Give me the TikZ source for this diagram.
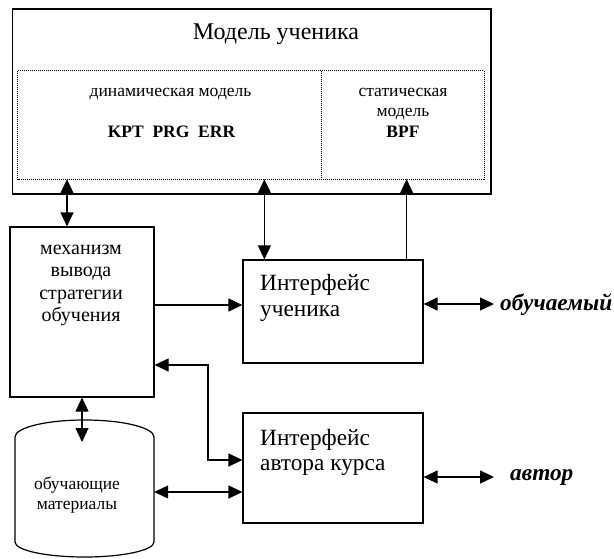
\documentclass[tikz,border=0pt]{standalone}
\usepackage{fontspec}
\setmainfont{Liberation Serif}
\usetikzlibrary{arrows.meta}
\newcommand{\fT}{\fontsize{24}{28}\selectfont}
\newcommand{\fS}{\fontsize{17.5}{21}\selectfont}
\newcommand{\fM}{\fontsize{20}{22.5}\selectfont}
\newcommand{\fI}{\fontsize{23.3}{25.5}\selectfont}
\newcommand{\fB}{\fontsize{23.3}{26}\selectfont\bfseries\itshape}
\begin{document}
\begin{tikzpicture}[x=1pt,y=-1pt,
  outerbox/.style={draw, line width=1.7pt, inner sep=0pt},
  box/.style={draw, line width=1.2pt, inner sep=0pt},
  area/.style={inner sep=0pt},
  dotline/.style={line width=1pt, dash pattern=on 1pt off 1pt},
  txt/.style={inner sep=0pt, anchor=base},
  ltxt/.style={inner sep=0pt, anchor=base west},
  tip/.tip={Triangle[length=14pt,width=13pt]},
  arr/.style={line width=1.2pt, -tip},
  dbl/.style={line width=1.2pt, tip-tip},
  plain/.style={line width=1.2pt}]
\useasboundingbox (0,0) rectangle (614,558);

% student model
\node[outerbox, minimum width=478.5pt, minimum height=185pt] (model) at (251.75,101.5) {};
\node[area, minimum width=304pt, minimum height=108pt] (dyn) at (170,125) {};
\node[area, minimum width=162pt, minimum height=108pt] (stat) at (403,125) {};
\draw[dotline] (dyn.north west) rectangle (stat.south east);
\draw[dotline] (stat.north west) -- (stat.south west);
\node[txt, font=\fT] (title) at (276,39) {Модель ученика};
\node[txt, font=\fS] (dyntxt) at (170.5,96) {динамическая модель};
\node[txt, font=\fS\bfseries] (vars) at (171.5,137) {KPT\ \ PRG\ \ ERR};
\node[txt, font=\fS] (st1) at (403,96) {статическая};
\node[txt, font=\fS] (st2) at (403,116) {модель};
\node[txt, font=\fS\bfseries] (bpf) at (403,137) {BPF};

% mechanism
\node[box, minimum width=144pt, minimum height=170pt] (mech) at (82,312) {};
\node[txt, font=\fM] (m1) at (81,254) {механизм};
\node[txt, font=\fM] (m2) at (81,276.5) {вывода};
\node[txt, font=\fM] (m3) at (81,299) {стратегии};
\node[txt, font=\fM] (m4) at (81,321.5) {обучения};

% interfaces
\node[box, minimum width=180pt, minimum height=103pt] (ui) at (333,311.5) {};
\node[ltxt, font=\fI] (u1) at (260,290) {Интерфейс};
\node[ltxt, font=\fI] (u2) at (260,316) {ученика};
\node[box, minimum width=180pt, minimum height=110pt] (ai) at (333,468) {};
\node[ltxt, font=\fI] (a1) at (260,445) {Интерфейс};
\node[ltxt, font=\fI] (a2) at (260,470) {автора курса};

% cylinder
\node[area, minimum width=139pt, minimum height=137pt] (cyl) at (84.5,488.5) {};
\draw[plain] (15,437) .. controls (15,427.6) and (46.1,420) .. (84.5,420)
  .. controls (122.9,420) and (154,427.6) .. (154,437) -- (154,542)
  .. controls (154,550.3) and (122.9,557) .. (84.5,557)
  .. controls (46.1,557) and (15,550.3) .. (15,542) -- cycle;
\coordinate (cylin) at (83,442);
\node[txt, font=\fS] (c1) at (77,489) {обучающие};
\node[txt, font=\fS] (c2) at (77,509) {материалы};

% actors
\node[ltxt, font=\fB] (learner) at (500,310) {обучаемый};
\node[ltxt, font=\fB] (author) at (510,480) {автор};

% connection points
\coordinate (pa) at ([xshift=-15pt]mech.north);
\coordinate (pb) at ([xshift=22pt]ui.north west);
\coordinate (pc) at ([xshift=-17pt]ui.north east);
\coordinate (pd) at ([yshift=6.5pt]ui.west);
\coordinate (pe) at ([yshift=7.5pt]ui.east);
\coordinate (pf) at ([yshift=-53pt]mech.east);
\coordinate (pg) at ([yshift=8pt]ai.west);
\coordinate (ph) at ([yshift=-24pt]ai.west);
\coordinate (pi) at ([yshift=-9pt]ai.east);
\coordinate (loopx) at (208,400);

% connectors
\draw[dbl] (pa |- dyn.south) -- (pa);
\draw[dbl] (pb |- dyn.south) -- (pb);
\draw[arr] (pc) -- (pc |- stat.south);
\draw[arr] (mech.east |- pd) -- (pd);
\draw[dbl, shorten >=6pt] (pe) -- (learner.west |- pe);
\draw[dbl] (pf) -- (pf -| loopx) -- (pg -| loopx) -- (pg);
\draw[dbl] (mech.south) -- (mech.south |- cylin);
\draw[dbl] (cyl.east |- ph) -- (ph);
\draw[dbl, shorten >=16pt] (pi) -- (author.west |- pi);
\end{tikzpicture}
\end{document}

━━━━━━

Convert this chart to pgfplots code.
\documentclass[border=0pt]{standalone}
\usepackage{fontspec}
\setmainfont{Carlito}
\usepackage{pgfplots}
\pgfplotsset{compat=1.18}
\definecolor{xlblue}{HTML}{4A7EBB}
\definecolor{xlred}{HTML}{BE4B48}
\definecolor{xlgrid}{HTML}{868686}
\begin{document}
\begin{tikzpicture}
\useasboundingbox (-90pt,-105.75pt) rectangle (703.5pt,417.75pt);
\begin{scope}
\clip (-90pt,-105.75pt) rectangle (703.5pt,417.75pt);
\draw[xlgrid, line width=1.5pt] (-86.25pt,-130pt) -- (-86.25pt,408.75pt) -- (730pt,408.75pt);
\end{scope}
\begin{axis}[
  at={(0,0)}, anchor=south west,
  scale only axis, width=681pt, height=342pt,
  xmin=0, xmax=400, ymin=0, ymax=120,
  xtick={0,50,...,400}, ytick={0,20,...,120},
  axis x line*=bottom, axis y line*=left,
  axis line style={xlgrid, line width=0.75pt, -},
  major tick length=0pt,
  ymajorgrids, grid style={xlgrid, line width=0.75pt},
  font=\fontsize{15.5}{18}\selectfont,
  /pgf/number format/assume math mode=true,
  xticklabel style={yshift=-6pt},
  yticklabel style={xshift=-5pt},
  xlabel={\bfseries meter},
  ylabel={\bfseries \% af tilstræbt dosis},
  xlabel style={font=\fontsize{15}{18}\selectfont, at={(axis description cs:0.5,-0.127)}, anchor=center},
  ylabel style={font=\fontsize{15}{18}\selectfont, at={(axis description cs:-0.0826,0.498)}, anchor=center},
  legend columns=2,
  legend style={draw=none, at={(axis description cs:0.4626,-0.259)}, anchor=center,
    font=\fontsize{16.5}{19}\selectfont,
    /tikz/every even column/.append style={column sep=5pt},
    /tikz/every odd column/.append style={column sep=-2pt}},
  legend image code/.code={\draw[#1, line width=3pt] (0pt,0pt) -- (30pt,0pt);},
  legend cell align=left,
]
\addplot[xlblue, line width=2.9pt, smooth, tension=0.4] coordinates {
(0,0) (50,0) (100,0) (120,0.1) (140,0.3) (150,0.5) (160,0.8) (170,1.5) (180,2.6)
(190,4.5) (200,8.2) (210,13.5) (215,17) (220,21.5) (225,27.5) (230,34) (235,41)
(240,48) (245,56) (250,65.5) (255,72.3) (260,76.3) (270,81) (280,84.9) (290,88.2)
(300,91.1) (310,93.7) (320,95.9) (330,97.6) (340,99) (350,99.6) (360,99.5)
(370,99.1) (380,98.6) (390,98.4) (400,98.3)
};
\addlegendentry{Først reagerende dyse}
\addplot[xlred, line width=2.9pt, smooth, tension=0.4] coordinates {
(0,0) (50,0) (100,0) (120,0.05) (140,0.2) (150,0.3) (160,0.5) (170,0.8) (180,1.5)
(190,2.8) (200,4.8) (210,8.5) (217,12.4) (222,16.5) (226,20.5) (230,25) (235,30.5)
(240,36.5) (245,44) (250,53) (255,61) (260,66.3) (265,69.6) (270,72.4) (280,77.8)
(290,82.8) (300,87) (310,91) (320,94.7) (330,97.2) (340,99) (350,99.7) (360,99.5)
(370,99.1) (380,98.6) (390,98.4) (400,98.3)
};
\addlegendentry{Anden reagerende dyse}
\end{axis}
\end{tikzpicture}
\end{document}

━━━━━━

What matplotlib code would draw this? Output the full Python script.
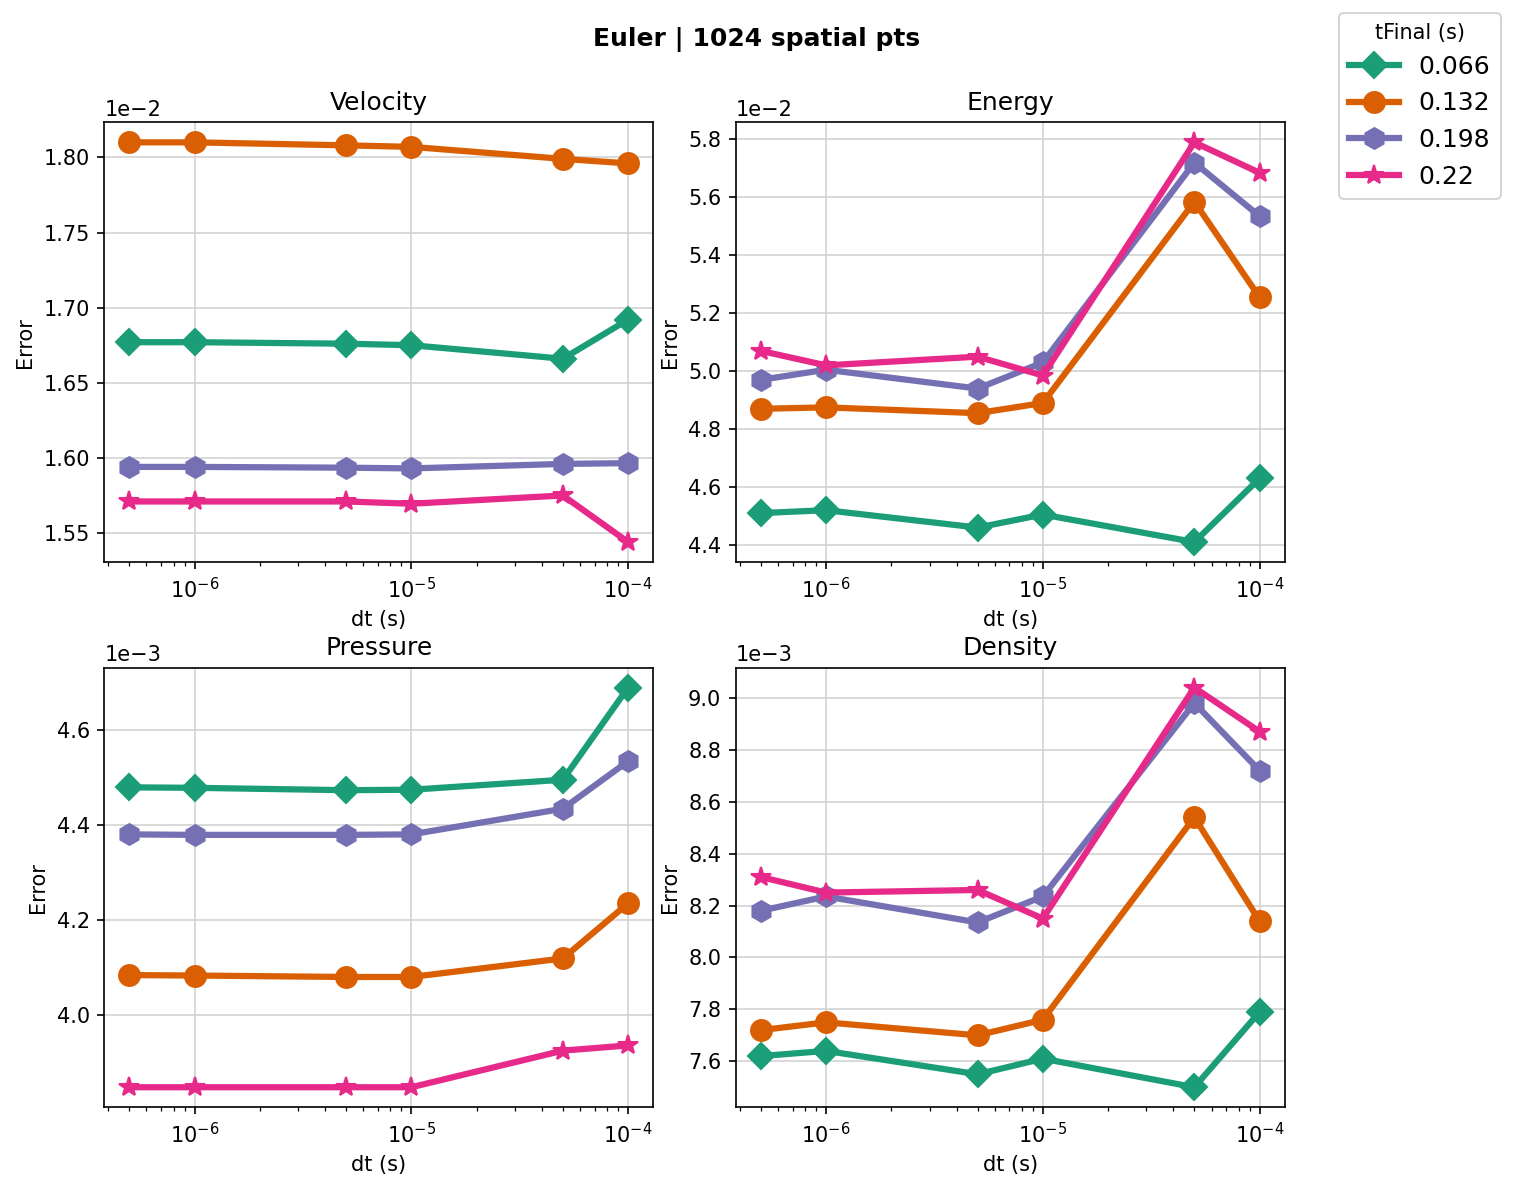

━━━━━━

Short exercise — Reproduce each line of the entries in which the word "this" is found.

Complete response —
Give me the TikZ source for this diagram.
Convert this chart to pgfplots code.
What matplotlib code would draw this? Output the full Python script.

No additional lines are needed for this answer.